A ligação emocional com os seguidores apoia-se em três temas com profundo significado existencial: a indignação com as injustiças do sistema político e com a crise moral das elites (quebra da ligação ao povo e corrupção), a insegurança física e psicológica associada às mudanças sociais (imigração e alterações demográficas), e a perda da identidade cultural e dos valores tradicionais (língua, história, família, crenças e moral social).
O facto de a ligação às bases de apoio ser essencialmente emocional é a principal razão pela qual algumas destas lideranças não apresentam programas políticos abrangentes e detalhados que levariam ao veredicto do eleitorado. O caracter vago, ambíguo ou mesmo contraditório do discurso, objeto de frequentes críticas, pode ser uma vantagem: permite-lhes atingir um conjunto mais amplo do eleitorado, não ficam vinculadas a compromissos específicos, podem posicionar-se com mais flexibilidade e oportunidade na dinâmica da vida política, reforçam a vertente emocional da comunicação e, ao mesmo tempo, permite que lhes sejam atribuídas competências não validadas.
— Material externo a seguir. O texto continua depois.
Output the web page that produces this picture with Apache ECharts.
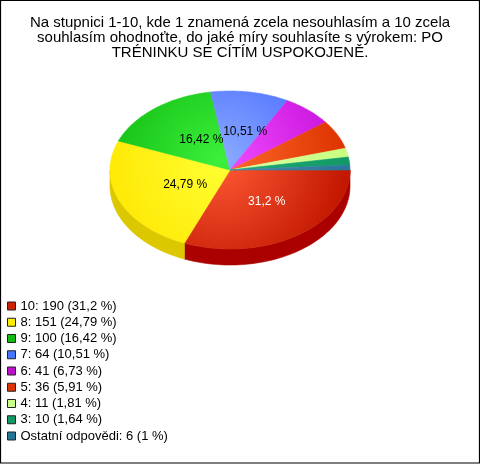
<!DOCTYPE html>
<html><head><meta charset="utf-8">
<script src="https://cdn.jsdelivr.net/npm/echarts@6/dist/echarts.min.js"></script>
<style>html,body{margin:0;padding:0;background:#fff}#c{width:480px;height:464px}</style>
</head><body><div id="c"></div>
<script>
// ---- data ----
const titleLines = [
  "Na stupnici 1-10, kde 1 znamená zcela nesouhlasím a 10 zcela",
  "souhlasím ohodnoťte, do jaké míry souhlasíte s výrokem: PO",
  "TRÉNINKU SE CÍTÍM USPOKOJENĚ."
];
const categories = ["10", "8", "9", "7", "6", "5", "4", "3", "Ostatní odpovědi"];
const values = [190, 151, 100, 64, 41, 36, 11, 10, 6];
const pctLabels = ["31,2", "24,79", "16,42", "10,51", "6,73", "5,91", "1,81", "1,64", "1"];

// ---- style ----
const FONT = "'Liberation Sans', Arial, sans-serif";
const topInner = ["#ff5a36", "#ffff33", "#3cf03c", "#8cacff", "#f04cff", "#ff6a2a", "#ddffaa", "#22aa77", "#4a8aaa"];
const topOuter = ["#c21800", "#ffe600", "#10bb10", "#4466ff", "#c812dc", "#dd3300", "#c8ff80", "#119966", "#2a7799"];
const sideColors = ["#aa0000", "#dcc800", "#0c9a0c", "#3355cc", "#9a0eaa", "#aa2800", "#a0cc66", "#0c7750", "#1f5a77"];
const legendColors = ["#cc2200", "#ffee00", "#11bb11", "#4477ff", "#bb11cc", "#dd3300", "#ccff88", "#119966", "#227799"];
const labelColors = ["#ffffff", "#000", "#000", "#000", "#000", "#000", "#000", "#000", "#000"];
const CX = 230, CY = 170, RX = 120, RY = 79, DEPTH = 16;

const total = values.reduce((a, b) => a + b, 0);
const starts = [];
{ let acc = 0; values.forEach(v => { starts.push(acc); acc += v; }); }
const ang = x => x / total * Math.PI * 2;
function arcPts(t0, t1, dy) {
  const n = Math.max(2, Math.ceil((t1 - t0) / (Math.PI / 120)));
  const pts = [];
  for (let i = 0; i <= n; i++) {
    const t = t0 + (t1 - t0) * i / n;
    pts.push([CX + RX * Math.cos(t), CY + RY * Math.sin(t) + dy]);
  }
  return pts;
}

const chart = echarts.init(document.getElementById('c'));
chart.setOption({
  animation: false,
  backgroundColor: '#fff',
  title: {
    text: titleLines.join('\n'),
    left: 'center', top: 15, padding: 0,
    textStyle: { fontFamily: FONT, fontSize: 15, fontWeight: 'normal', color: '#000', lineHeight: 15 }
  },
  legend: {
    orient: 'vertical', left: 7, top: 298, padding: 0,
    icon: 'rect', itemWidth: 8, itemHeight: 8, itemGap: 0.25,
    itemStyle: { borderColor: '#222', borderWidth: 1 },
    selectedMode: false,
    textStyle: { fontFamily: FONT, fontSize: 13, color: '#000', lineHeight: 16 },
    formatter: name => {
      const i = categories.indexOf(name);
      return name + ': ' + values[i] + ' (' + pctLabels[i] + ' %)';
    },
    data: categories
  },
  graphic: [{
    type: 'rect', silent: true,
    shape: { x: 0.5, y: 0.5, width: 479, height: 462.5 },
    style: { fill: 'none', stroke: '#000', lineWidth: 1.2 }
  }],
  series: [
    {
      type: 'pie', radius: [0, 0], center: [-200, -200], silent: true,
      label: { show: false }, labelLine: { show: false },
      data: categories.map((c, i) => ({ name: c, value: values[i], itemStyle: { color: legendColors[i] } }))
    },
    {
      type: 'custom', coordinateSystem: 'none', silent: true,
      data: values,
      renderItem: (params, api) => {
        const i = params.dataIndex;
        const v = api.value(0);
        const t0 = ang(starts[i]), t1 = ang(starts[i] + v);
        const children = [];
        const a = Math.max(t0, 0), b = Math.min(t1, Math.PI);
        if (b > a) {
          const top = arcPts(a, b, 0);
          const bot = arcPts(a, b, DEPTH).reverse();
          children.push({ type: 'polygon', z2: 1, shape: { points: top.concat(bot) },
            style: { fill: sideColors[i], stroke: sideColors[i], lineWidth: 0.6 } });
        }
        const grad = { type: 'radial', x: CX - 10, y: CY - 10, r: RX * 1.05, global: true,
          colorStops: [{ offset: 0, color: topInner[i] }, { offset: 1, color: topOuter[i] }] };
        children.push({ type: 'polygon', z2: 10, shape: { points: [[CX, CY]].concat(arcPts(t0, t1, 0)) },
          style: { fill: grad, stroke: grad, lineWidth: 0.6 } });
        if (v / total >= 0.1) {
          const m = (t0 + t1) / 2;
          children.push({ type: 'text', z2: 20,
            x: CX + 6 + RX * 0.46 * Math.cos(m), y: CY + RY * 0.49 * Math.sin(m),
            style: { text: pctLabels[i] + ' %', fill: labelColors[i], font: '12px ' + FONT,
              align: 'center', verticalAlign: 'middle' } });
        }
        return { type: 'group', children };
      }
    }
  ]
});
</script></body></html>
Estas lideranças não têm vocação de governo, mas enfrentam um dilema: continuarem a mobilizar o protesto com bandeiras de causa e perderem a credibilidade por não apresentarem soluções, ou assumirem compromissos programáticos, integrarem governos e serem avaliadas pelo eleitorado, correndo o risco de perder a identidade e a ligação emocional às bases. É o preço que podem pagar por passarem do protesto à responsabilidade. Este dilema faz das lideranças políticas de protesto um fenómeno transitório? Os próximos tempos, em Portugal, vão ser um laboratório para testar esta tese.